-- What this task involves --
Produce an exact transcription of the listing below, omitting the pictures.

-- Given data --
-----
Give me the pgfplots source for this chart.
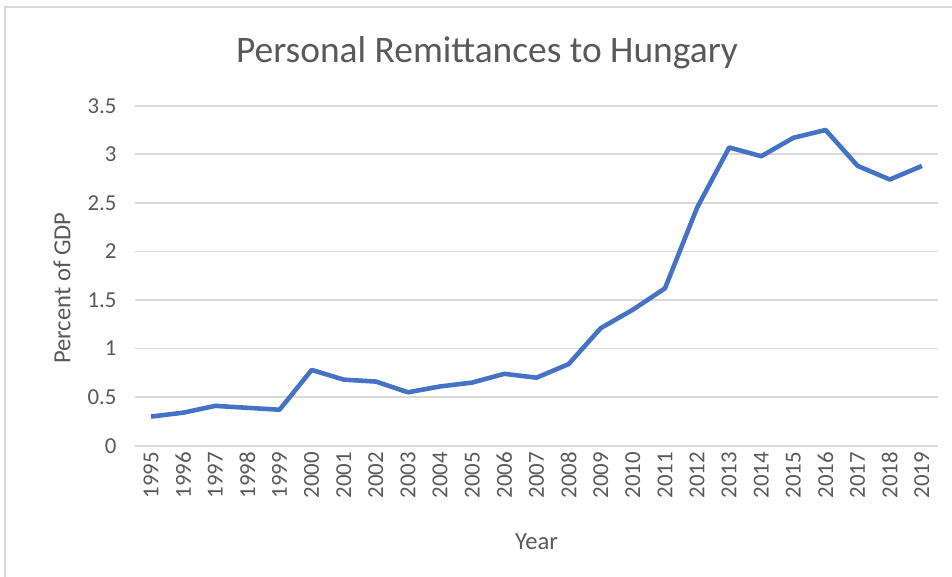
\documentclass[border=0pt]{standalone}
\usepackage{fontspec}
\setmainfont{Carlito}
\usepackage{pgfplots}
\pgfplotsset{compat=1.18}
\definecolor{LineBlue}{HTML}{4472C4}
\definecolor{TxtGray}{HTML}{595959}
\definecolor{GridGray}{HTML}{D9D9D9}

\begin{document}
\begin{tikzpicture}
% frame of the chart area (image is 952x577 px, 1px = 0.02cm)
\useasboundingbox (-2.70,-2.626) rectangle (16.34,8.914);
\draw[GridGray,line width=0.8pt] (-2.60,-2.70) -- (-2.60,8.77) -- (16.5,8.77);
\begin{axis}[
  at={(0,0)},anchor=south west,
  scale only axis,width=16.06cm,height=6.8cm,
  xmin=1994.5,xmax=2019.5,ymin=0,ymax=3.5,
  xtick={1995,...,2019},ytick={0,0.5,...,3.5},
  axis line style={draw=none},
  axis x line*=bottom,axis y line*=left,
  tick style={draw=none},
  ymajorgrids,grid style={GridGray,line width=1pt},
  /pgf/number format/assume math mode=true,
  /pgf/number format/1000 sep={},
  ticklabel style={font=\fontsize{13}{15}\selectfont,text=TxtGray},
  xticklabel style={rotate=90,anchor=east},
  yticklabel style={xshift=-7pt},
  clip=false]
\addplot[LineBlue,line width=2.6pt,line join=round] coordinates {
  (1995,0.30) (1996,0.34) (1997,0.41) (1998,0.39) (1999,0.37)
  (2000,0.78) (2001,0.68) (2002,0.66) (2003,0.55) (2004,0.61)
  (2005,0.65) (2006,0.74) (2007,0.70) (2008,0.84) (2009,1.21)
  (2010,1.40) (2011,1.62) (2012,2.45) (2013,3.07) (2014,2.98)
  (2015,3.17) (2016,3.25) (2017,2.88) (2018,2.74) (2019,2.88)};
\end{axis}
\node[text=TxtGray,font=\fontsize{21.3}{24}\selectfont,anchor=center] at (7.04,7.85) {Personal Remittances to Hungary};
\node[text=TxtGray,font=\fontsize{14}{16}\selectfont,rotate=90,anchor=center] at (-1.46,3.15) {Percent of GDP};
\node[text=TxtGray,font=\fontsize{14}{16}\selectfont,anchor=center] at (8.03,-1.92) {Year};
\end{tikzpicture}
\end{document}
-----
-- Exercise result --
Give me the pgfplots source for this chart.
\documentclass[border=0pt]{standalone}
\usepackage{fontspec}
\setmainfont{Carlito}
\usepackage{pgfplots}
\pgfplotsset{compat=1.18}
\definecolor{LineBlue}{HTML}{4472C4}
\definecolor{TxtGray}{HTML}{595959}
\definecolor{GridGray}{HTML}{D9D9D9}

\begin{document}
\begin{tikzpicture}
% frame of the chart area (image is 952x577 px, 1px = 0.02cm)
\useasboundingbox (-2.70,-2.626) rectangle (16.34,8.914);
\draw[GridGray,line width=0.8pt] (-2.60,-2.70) -- (-2.60,8.77) -- (16.5,8.77);
\begin{axis}[
  at={(0,0)},anchor=south west,
  scale only axis,width=16.06cm,height=6.8cm,
  xmin=1994.5,xmax=2019.5,ymin=0,ymax=3.5,
  xtick={1995,...,2019},ytick={0,0.5,...,3.5},
  axis line style={draw=none},
  axis x line*=bottom,axis y line*=left,
  tick style={draw=none},
  ymajorgrids,grid style={GridGray,line width=1pt},
  /pgf/number format/assume math mode=true,
  /pgf/number format/1000 sep={},
  ticklabel style={font=\fontsize{13}{15}\selectfont,text=TxtGray},
  xticklabel style={rotate=90,anchor=east},
  yticklabel style={xshift=-7pt},
  clip=false]
\addplot[LineBlue,line width=2.6pt,line join=round] coordinates {
  (1995,0.30) (1996,0.34) (1997,0.41) (1998,0.39) (1999,0.37)
  (2000,0.78) (2001,0.68) (2002,0.66) (2003,0.55) (2004,0.61)
  (2005,0.65) (2006,0.74) (2007,0.70) (2008,0.84) (2009,1.21)
  (2010,1.40) (2011,1.62) (2012,2.45) (2013,3.07) (2014,2.98)
  (2015,3.17) (2016,3.25) (2017,2.88) (2018,2.74) (2019,2.88)};
\end{axis}
\node[text=TxtGray,font=\fontsize{21.3}{24}\selectfont,anchor=center] at (7.04,7.85) {Personal Remittances to Hungary};
\node[text=TxtGray,font=\fontsize{14}{16}\selectfont,rotate=90,anchor=center] at (-1.46,3.15) {Percent of GDP};
\node[text=TxtGray,font=\fontsize{14}{16}\selectfont,anchor=center] at (8.03,-1.92) {Year};
\end{tikzpicture}
\end{document}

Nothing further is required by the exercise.